Financial Turmoil at Mwananchi Credit as Pension Towers Office Closes and Salary Delays Persist
Mwananchi Credit Limited CEO Dennis Mombo faces mounting pressure as the microfinance firm closes its Pension Towers office and grapples with mass staff dismissals. | Kenyan Bulletin

The Office Consolidation

Mwananchi Credit recently issued a public notice confirming the move of all services from Pension Towers to the 10th floor of Ecobank Towers. While the company frames this as a strategic relocation, internal sources suggest the move is a cost-cutting measure driven by deepening financial struggles.

For the past month, the institution has reportedly grappled with operational hurdles that have made maintaining multiple high-end Nairobi office spaces unsustainable.

Mass Dismissals and Staff Turnover

Reports from within the company indicate a wave of sudden firings that have decimated the workforce. Employees allege that CEO Dennis Mombo previously assured staff that restructuring would not affect job security.

However, the company dismissed a large number of personnel without prior notice, proving these claims false. Senior staff members describe a workplace culture of fear where questioning management decisions leads to immediate termination.

This constant turnover has led to a constant influx of new hires who are struggling to maintain operational continuity.

Impact on Customer Confidence

The internal chaos is now leaking into the customer experience. Frequent staff changes mean that loan files are constantly handed over to different officers, making it nearly impossible for clients to follow up on their financial matters.

Employees warn that this instability is eroding customer trust, as the lack of consistency in handling sensitive loan documents creates significant risks for borrowers. The difficulty in tracking files has slowed down core services, further damaging the reputation of the microfinance firm.

Salary Delays and Leadership Stress

This is not the first time Mwananchi Credit has faced public backlash. Earlier this year, staff members raised alarms over persistent delays in salary payments during a period of national economic hardship.
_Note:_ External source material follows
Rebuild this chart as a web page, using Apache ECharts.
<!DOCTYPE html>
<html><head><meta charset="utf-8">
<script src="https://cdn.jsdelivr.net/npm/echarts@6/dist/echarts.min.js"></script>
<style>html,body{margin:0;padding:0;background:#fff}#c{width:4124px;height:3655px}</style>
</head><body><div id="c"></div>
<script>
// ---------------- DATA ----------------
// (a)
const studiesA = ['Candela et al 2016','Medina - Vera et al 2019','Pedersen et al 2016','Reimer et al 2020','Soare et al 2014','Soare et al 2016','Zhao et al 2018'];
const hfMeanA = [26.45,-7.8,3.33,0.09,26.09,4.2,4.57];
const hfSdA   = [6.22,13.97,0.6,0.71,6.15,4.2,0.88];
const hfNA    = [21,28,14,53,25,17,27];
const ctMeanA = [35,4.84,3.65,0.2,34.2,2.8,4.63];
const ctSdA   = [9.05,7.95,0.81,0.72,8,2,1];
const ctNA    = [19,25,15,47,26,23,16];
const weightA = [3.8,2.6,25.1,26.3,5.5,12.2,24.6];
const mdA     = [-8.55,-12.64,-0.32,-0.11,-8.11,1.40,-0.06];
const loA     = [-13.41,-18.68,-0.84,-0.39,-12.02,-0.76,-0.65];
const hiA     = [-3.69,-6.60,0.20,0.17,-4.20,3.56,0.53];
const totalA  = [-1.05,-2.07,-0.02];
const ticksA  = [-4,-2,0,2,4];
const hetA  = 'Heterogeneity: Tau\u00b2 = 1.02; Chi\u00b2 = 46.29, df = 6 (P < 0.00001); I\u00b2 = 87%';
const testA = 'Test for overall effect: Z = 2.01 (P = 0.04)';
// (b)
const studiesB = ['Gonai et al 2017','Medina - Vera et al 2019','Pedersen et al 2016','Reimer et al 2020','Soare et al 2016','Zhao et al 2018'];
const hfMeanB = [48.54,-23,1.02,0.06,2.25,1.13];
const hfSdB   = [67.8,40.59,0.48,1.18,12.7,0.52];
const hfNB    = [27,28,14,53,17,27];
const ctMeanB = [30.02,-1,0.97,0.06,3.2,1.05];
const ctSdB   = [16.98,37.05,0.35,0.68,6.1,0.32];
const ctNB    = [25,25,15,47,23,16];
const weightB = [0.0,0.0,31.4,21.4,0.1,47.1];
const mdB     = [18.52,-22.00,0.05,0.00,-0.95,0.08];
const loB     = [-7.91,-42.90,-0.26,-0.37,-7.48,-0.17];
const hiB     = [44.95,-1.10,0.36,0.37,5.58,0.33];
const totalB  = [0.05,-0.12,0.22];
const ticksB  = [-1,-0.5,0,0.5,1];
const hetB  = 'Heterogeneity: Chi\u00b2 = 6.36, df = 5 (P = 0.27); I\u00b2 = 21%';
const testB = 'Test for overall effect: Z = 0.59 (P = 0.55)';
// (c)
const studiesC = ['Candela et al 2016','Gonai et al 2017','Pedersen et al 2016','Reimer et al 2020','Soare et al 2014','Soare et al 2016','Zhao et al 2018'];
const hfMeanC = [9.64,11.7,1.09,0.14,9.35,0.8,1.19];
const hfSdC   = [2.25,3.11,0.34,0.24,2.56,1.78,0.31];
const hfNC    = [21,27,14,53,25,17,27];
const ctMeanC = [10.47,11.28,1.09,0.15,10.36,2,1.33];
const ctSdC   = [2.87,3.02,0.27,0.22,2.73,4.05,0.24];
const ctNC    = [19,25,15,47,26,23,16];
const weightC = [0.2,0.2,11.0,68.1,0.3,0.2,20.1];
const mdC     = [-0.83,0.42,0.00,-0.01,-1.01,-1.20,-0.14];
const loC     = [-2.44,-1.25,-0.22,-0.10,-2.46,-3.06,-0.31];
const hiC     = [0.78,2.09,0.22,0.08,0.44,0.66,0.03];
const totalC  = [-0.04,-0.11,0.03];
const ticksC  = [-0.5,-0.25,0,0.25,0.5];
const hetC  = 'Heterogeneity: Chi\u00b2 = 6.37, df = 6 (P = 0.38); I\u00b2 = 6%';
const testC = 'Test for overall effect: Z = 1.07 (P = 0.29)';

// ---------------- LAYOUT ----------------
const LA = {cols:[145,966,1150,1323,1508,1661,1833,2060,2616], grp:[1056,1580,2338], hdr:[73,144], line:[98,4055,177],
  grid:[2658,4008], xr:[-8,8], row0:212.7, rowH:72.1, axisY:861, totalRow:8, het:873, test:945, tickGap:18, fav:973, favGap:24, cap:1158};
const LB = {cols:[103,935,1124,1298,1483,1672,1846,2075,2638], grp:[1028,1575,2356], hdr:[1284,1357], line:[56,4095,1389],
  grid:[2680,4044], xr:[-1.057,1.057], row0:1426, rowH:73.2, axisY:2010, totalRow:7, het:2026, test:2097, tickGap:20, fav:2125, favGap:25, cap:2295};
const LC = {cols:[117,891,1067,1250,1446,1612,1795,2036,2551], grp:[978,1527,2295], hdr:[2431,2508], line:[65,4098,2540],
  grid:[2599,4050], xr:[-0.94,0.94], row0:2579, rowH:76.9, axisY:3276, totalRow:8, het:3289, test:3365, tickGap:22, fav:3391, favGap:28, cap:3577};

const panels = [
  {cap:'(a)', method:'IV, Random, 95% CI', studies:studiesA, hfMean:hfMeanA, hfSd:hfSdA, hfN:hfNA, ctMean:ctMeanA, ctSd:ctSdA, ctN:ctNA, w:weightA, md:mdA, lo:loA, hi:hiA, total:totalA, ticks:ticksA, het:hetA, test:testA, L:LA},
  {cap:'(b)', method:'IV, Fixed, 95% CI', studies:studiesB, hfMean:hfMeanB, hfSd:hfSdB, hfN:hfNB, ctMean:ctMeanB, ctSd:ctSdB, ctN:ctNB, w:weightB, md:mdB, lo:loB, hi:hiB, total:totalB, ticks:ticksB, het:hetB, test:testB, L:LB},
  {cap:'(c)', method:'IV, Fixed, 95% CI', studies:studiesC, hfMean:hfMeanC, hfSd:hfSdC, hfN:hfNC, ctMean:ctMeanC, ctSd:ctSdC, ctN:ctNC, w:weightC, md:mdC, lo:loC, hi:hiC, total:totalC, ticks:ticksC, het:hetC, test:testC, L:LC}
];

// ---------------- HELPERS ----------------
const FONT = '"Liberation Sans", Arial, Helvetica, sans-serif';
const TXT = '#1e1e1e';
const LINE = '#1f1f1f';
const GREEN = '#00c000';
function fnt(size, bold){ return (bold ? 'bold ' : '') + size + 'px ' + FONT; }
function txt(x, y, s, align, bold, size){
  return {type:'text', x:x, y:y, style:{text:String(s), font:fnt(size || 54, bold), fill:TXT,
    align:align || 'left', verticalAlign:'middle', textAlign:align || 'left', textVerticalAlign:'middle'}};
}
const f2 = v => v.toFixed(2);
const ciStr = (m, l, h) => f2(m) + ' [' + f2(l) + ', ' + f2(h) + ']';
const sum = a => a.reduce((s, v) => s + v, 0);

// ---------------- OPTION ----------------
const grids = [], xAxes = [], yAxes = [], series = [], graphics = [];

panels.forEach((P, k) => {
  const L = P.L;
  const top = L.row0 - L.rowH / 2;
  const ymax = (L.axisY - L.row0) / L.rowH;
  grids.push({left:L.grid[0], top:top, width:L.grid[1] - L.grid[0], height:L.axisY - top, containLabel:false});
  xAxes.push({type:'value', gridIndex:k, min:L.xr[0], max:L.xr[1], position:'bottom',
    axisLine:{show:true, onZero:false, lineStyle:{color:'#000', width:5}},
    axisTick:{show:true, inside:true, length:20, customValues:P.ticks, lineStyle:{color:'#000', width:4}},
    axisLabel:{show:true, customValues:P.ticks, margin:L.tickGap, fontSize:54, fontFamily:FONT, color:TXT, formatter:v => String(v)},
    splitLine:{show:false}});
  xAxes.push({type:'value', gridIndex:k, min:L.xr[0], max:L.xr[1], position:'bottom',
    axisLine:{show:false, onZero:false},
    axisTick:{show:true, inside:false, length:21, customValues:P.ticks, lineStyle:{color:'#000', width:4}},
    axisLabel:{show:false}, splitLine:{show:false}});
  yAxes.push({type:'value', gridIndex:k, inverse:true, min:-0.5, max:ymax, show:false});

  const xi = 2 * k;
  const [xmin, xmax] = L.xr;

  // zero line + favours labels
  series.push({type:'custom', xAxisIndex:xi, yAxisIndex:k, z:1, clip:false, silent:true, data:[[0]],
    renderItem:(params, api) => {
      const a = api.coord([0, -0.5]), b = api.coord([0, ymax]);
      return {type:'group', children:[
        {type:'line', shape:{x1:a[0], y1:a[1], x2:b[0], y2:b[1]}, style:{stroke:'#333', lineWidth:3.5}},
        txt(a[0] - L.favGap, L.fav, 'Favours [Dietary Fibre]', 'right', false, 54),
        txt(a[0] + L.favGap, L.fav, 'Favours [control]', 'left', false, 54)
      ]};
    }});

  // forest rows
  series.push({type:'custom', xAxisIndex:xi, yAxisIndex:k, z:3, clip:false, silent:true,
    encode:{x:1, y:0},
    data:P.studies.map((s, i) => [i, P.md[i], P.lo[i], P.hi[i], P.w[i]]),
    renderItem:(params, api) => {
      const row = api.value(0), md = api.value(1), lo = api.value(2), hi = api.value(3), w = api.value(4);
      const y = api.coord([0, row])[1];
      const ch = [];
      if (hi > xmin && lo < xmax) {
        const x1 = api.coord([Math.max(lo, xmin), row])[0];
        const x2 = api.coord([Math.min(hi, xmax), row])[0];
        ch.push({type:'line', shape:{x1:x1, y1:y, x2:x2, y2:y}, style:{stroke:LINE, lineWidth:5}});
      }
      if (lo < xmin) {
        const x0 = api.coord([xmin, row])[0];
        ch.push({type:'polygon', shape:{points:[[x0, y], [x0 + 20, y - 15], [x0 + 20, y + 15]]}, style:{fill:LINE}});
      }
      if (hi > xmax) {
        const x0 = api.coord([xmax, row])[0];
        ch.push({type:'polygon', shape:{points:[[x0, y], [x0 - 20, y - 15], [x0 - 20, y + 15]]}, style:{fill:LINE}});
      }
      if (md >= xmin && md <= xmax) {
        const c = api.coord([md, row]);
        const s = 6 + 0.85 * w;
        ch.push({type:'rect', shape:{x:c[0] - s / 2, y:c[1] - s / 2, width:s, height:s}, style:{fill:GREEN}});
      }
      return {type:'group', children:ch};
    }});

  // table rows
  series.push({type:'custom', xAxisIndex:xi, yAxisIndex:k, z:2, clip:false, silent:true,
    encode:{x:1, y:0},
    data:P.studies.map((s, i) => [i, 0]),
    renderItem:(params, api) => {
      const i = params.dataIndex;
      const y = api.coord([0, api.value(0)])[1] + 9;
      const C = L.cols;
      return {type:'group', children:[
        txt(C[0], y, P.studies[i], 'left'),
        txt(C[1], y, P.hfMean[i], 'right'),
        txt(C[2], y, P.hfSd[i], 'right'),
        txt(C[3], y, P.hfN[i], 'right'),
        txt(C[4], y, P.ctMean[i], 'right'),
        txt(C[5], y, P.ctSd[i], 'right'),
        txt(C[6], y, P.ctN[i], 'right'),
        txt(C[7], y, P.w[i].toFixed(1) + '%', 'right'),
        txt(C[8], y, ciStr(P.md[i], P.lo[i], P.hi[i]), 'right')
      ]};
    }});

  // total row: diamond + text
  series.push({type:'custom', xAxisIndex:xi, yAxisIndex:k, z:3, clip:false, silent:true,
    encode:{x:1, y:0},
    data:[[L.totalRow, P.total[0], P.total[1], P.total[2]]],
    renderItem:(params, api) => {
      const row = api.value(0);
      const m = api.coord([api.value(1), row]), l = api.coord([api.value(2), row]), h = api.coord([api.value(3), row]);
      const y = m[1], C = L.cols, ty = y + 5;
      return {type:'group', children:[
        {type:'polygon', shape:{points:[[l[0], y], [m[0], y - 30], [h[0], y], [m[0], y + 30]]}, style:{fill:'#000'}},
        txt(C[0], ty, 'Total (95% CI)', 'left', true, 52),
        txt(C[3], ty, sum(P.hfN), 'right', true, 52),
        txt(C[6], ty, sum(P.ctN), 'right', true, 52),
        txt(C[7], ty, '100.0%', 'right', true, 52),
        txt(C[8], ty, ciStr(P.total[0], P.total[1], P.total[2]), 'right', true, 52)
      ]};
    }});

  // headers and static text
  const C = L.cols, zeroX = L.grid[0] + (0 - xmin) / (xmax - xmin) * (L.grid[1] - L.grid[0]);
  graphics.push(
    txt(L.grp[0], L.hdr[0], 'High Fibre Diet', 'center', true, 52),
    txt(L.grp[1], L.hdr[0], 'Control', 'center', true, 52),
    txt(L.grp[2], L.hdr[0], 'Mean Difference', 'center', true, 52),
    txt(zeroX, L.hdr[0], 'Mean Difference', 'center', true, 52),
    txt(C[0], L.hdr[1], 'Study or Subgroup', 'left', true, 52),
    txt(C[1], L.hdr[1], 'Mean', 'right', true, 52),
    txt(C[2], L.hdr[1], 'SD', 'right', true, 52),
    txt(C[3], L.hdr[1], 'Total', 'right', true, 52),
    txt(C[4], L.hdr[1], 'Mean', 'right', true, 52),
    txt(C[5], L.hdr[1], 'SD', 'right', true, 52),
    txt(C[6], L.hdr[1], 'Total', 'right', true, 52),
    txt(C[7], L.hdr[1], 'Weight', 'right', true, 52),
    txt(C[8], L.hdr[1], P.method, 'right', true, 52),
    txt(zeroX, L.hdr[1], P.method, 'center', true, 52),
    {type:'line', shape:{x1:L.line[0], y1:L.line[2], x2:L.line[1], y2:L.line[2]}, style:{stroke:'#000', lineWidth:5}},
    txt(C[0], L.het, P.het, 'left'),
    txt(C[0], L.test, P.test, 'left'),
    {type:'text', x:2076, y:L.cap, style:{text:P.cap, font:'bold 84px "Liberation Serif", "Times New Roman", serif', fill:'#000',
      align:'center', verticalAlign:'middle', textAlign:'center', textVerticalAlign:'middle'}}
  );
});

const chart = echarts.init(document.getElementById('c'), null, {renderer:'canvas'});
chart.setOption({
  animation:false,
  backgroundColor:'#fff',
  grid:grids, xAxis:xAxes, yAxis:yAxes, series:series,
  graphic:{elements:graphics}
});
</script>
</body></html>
Insiders describe CEO Dennis Mombo as visibly stressed, with his primary focus shifting toward hiring and firing rather than long-term institutional growth. These financial difficulties point to a deeper systemic issue that the firm has yet to resolve.

Conclusion

Mwananchi Credit is currently at a crossroads as it struggles to balance its operational costs with its human resource obligations. The closure of its Pension Towers office and the ongoing salary crisis suggest an institution in need of urgent intervention.

As staff morale hits an all-time low and customer confidence continues to slide, the future of this popular microfinance provider depends on its ability to stabilize its leadership and fulfill its financial promises to its workforce.